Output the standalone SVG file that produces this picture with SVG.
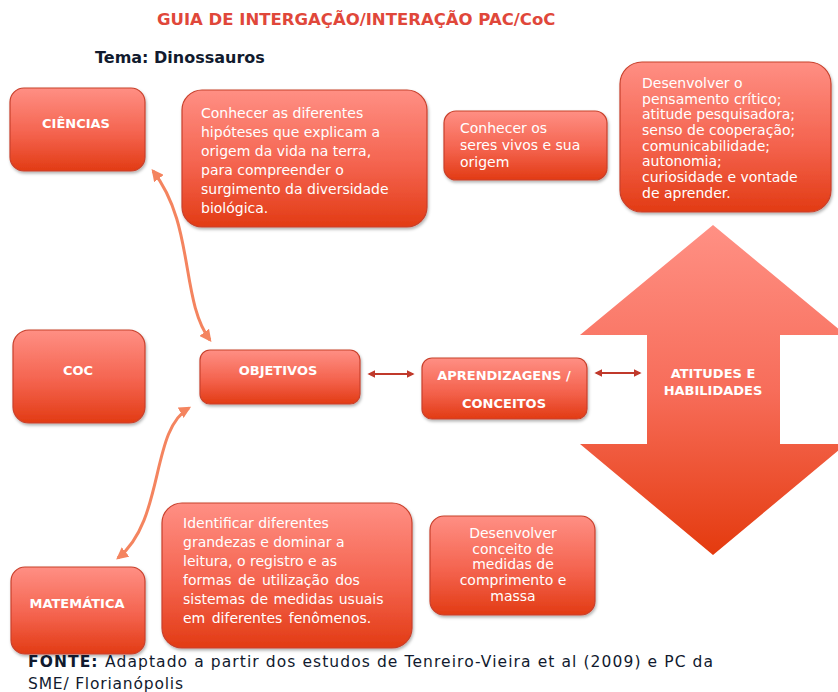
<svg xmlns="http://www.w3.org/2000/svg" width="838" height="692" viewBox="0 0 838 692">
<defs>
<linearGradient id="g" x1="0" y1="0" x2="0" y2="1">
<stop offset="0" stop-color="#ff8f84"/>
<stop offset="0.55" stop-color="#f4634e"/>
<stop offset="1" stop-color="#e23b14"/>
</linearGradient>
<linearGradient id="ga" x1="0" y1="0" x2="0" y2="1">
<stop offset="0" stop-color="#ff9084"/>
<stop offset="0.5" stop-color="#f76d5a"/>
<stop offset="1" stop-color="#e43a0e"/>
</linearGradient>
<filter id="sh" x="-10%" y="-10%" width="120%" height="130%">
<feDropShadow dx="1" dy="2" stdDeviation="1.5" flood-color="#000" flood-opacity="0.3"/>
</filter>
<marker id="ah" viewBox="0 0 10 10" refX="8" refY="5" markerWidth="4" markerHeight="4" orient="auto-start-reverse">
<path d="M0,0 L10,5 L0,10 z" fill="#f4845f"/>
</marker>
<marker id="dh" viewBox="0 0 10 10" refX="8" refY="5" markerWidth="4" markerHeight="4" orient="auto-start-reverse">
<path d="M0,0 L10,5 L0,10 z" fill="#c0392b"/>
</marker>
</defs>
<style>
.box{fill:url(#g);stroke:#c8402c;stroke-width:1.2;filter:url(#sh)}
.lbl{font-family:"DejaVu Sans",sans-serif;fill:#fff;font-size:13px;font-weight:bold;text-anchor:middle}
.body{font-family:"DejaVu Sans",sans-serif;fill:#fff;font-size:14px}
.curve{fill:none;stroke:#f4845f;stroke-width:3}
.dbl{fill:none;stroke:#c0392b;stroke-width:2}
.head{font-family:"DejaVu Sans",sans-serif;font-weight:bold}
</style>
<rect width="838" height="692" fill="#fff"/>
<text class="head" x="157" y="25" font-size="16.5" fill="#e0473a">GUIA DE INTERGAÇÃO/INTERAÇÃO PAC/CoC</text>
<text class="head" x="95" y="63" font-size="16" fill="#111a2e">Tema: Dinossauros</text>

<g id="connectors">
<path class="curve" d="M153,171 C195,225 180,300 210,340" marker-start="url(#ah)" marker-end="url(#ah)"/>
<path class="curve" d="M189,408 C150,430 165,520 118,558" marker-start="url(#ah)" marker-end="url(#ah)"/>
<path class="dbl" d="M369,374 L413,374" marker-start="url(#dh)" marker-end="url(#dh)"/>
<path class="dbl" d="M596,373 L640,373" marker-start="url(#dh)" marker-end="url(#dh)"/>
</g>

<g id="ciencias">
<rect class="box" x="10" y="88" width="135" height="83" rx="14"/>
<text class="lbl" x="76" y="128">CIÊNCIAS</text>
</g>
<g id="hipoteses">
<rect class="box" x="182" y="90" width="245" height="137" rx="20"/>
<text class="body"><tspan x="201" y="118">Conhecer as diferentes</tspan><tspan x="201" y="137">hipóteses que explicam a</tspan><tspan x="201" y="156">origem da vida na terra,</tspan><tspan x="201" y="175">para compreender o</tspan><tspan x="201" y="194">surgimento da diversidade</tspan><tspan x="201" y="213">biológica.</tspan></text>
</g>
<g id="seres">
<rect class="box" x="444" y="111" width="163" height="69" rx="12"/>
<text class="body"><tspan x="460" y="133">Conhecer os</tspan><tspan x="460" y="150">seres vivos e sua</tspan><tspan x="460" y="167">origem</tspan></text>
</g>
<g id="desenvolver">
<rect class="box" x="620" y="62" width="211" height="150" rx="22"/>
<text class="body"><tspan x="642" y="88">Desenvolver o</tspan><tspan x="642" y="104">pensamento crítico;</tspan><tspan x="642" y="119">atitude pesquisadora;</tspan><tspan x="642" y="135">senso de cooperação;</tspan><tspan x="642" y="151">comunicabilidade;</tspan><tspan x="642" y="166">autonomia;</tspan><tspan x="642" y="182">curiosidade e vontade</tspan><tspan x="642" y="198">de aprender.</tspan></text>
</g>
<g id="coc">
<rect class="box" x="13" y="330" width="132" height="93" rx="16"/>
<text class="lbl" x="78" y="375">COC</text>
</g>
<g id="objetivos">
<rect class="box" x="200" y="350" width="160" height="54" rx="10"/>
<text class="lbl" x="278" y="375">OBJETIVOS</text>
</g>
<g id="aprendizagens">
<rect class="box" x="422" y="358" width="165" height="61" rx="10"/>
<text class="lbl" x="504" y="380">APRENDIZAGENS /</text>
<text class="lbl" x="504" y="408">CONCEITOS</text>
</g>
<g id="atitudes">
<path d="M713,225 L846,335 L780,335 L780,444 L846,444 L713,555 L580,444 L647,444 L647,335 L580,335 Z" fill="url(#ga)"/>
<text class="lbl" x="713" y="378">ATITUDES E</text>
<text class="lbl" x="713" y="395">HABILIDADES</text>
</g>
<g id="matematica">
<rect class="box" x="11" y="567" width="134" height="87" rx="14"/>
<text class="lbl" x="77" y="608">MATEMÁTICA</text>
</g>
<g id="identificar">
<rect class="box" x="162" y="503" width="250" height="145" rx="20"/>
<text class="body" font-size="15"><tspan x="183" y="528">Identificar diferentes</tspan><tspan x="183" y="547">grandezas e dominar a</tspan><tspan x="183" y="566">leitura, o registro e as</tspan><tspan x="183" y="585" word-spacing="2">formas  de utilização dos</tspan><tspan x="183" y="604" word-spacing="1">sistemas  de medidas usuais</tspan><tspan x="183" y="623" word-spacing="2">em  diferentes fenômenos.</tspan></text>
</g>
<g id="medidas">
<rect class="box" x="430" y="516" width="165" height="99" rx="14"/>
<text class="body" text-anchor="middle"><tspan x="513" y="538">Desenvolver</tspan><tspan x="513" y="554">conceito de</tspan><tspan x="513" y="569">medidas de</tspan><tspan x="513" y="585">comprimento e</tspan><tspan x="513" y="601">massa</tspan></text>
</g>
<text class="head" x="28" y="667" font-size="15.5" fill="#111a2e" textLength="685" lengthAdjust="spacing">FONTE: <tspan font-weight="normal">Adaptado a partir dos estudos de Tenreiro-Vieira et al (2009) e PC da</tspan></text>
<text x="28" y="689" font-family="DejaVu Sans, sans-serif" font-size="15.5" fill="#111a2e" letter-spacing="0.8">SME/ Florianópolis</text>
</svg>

Goal of the exercise: Take the listing above and restate it word for word, without its pictures.

Full response:
Output the standalone SVG file that produces this picture with SVG.
<svg xmlns="http://www.w3.org/2000/svg" width="838" height="692" viewBox="0 0 838 692">
<defs>
<linearGradient id="g" x1="0" y1="0" x2="0" y2="1">
<stop offset="0" stop-color="#ff8f84"/>
<stop offset="0.55" stop-color="#f4634e"/>
<stop offset="1" stop-color="#e23b14"/>
</linearGradient>
<linearGradient id="ga" x1="0" y1="0" x2="0" y2="1">
<stop offset="0" stop-color="#ff9084"/>
<stop offset="0.5" stop-color="#f76d5a"/>
<stop offset="1" stop-color="#e43a0e"/>
</linearGradient>
<filter id="sh" x="-10%" y="-10%" width="120%" height="130%">
<feDropShadow dx="1" dy="2" stdDeviation="1.5" flood-color="#000" flood-opacity="0.3"/>
</filter>
<marker id="ah" viewBox="0 0 10 10" refX="8" refY="5" markerWidth="4" markerHeight="4" orient="auto-start-reverse">
<path d="M0,0 L10,5 L0,10 z" fill="#f4845f"/>
</marker>
<marker id="dh" viewBox="0 0 10 10" refX="8" refY="5" markerWidth="4" markerHeight="4" orient="auto-start-reverse">
<path d="M0,0 L10,5 L0,10 z" fill="#c0392b"/>
</marker>
</defs>
<style>
.box{fill:url(#g);stroke:#c8402c;stroke-width:1.2;filter:url(#sh)}
.lbl{font-family:"DejaVu Sans",sans-serif;fill:#fff;font-size:13px;font-weight:bold;text-anchor:middle}
.body{font-family:"DejaVu Sans",sans-serif;fill:#fff;font-size:14px}
.curve{fill:none;stroke:#f4845f;stroke-width:3}
.dbl{fill:none;stroke:#c0392b;stroke-width:2}
.head{font-family:"DejaVu Sans",sans-serif;font-weight:bold}
</style>
<rect width="838" height="692" fill="#fff"/>
<text class="head" x="157" y="25" font-size="16.5" fill="#e0473a">GUIA DE INTERGAÇÃO/INTERAÇÃO PAC/CoC</text>
<text class="head" x="95" y="63" font-size="16" fill="#111a2e">Tema: Dinossauros</text>

<g id="connectors">
<path class="curve" d="M153,171 C195,225 180,300 210,340" marker-start="url(#ah)" marker-end="url(#ah)"/>
<path class="curve" d="M189,408 C150,430 165,520 118,558" marker-start="url(#ah)" marker-end="url(#ah)"/>
<path class="dbl" d="M369,374 L413,374" marker-start="url(#dh)" marker-end="url(#dh)"/>
<path class="dbl" d="M596,373 L640,373" marker-start="url(#dh)" marker-end="url(#dh)"/>
</g>

<g id="ciencias">
<rect class="box" x="10" y="88" width="135" height="83" rx="14"/>
<text class="lbl" x="76" y="128">CIÊNCIAS</text>
</g>
<g id="hipoteses">
<rect class="box" x="182" y="90" width="245" height="137" rx="20"/>
<text class="body"><tspan x="201" y="118">Conhecer as diferentes</tspan><tspan x="201" y="137">hipóteses que explicam a</tspan><tspan x="201" y="156">origem da vida na terra,</tspan><tspan x="201" y="175">para compreender o</tspan><tspan x="201" y="194">surgimento da diversidade</tspan><tspan x="201" y="213">biológica.</tspan></text>
</g>
<g id="seres">
<rect class="box" x="444" y="111" width="163" height="69" rx="12"/>
<text class="body"><tspan x="460" y="133">Conhecer os</tspan><tspan x="460" y="150">seres vivos e sua</tspan><tspan x="460" y="167">origem</tspan></text>
</g>
<g id="desenvolver">
<rect class="box" x="620" y="62" width="211" height="150" rx="22"/>
<text class="body"><tspan x="642" y="88">Desenvolver o</tspan><tspan x="642" y="104">pensamento crítico;</tspan><tspan x="642" y="119">atitude pesquisadora;</tspan><tspan x="642" y="135">senso de cooperação;</tspan><tspan x="642" y="151">comunicabilidade;</tspan><tspan x="642" y="166">autonomia;</tspan><tspan x="642" y="182">curiosidade e vontade</tspan><tspan x="642" y="198">de aprender.</tspan></text>
</g>
<g id="coc">
<rect class="box" x="13" y="330" width="132" height="93" rx="16"/>
<text class="lbl" x="78" y="375">COC</text>
</g>
<g id="objetivos">
<rect class="box" x="200" y="350" width="160" height="54" rx="10"/>
<text class="lbl" x="278" y="375">OBJETIVOS</text>
</g>
<g id="aprendizagens">
<rect class="box" x="422" y="358" width="165" height="61" rx="10"/>
<text class="lbl" x="504" y="380">APRENDIZAGENS /</text>
<text class="lbl" x="504" y="408">CONCEITOS</text>
</g>
<g id="atitudes">
<path d="M713,225 L846,335 L780,335 L780,444 L846,444 L713,555 L580,444 L647,444 L647,335 L580,335 Z" fill="url(#ga)"/>
<text class="lbl" x="713" y="378">ATITUDES E</text>
<text class="lbl" x="713" y="395">HABILIDADES</text>
</g>
<g id="matematica">
<rect class="box" x="11" y="567" width="134" height="87" rx="14"/>
<text class="lbl" x="77" y="608">MATEMÁTICA</text>
</g>
<g id="identificar">
<rect class="box" x="162" y="503" width="250" height="145" rx="20"/>
<text class="body" font-size="15"><tspan x="183" y="528">Identificar diferentes</tspan><tspan x="183" y="547">grandezas e dominar a</tspan><tspan x="183" y="566">leitura, o registro e as</tspan><tspan x="183" y="585" word-spacing="2">formas  de utilização dos</tspan><tspan x="183" y="604" word-spacing="1">sistemas  de medidas usuais</tspan><tspan x="183" y="623" word-spacing="2">em  diferentes fenômenos.</tspan></text>
</g>
<g id="medidas">
<rect class="box" x="430" y="516" width="165" height="99" rx="14"/>
<text class="body" text-anchor="middle"><tspan x="513" y="538">Desenvolver</tspan><tspan x="513" y="554">conceito de</tspan><tspan x="513" y="569">medidas de</tspan><tspan x="513" y="585">comprimento e</tspan><tspan x="513" y="601">massa</tspan></text>
</g>
<text class="head" x="28" y="667" font-size="15.5" fill="#111a2e" textLength="685" lengthAdjust="spacing">FONTE: <tspan font-weight="normal">Adaptado a partir dos estudos de Tenreiro-Vieira et al (2009) e PC da</tspan></text>
<text x="28" y="689" font-family="DejaVu Sans, sans-serif" font-size="15.5" fill="#111a2e" letter-spacing="0.8">SME/ Florianópolis</text>
</svg>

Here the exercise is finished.